The Book
Josh Rosenblatt was 33 years old when he first realized he wanted to fight. A lifelong pacifist with a philosopher’s hatred of violence and a dandy’s aversion to exercise, he drank to excess, smoked passionately, ate indifferently, and mocked physical activity that didn’t involve nudity. But deep down there was always a part of him that was dying to know what it was like to hit and get hit, to harm and be harmed. He sensed that to fight would be to live life deeply.
An insightful and moving rumination on the nature of fighting, Why We Fight takes us on his journey from the bleachers to the ring. Using his own training as an opportunity to understand how the sport illuminates basic human impulses, Rosenblatt weaves together cultural history, criticism, biology, and anthropology to understand what happens to the human body and mind when under attack, and to explore why he, a self-described “cowardly boy from the suburbs,” discovered so much meaning in putting his body, and others’, at risk.

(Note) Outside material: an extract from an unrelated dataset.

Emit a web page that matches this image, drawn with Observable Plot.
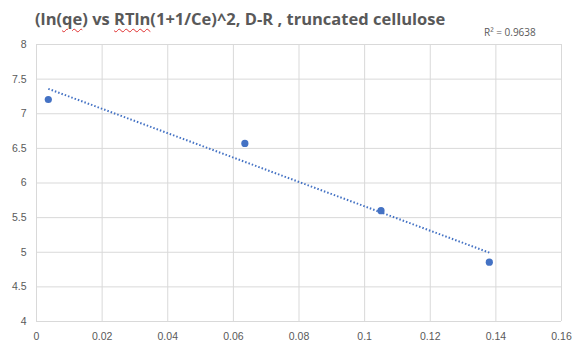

From the psychology of fear to the physiology of pain, from Ukrainian shtetls to Brooklyn boxing gyms, from Lord Byron to George Plimpton, Why We Fight is a fierce inquiry into the abiding appeal of our most conflicted and controversial fixation, interwoven with a firsthand account of what happens when a mild-mannered intellectual decides to step into the ring for his first real showdown.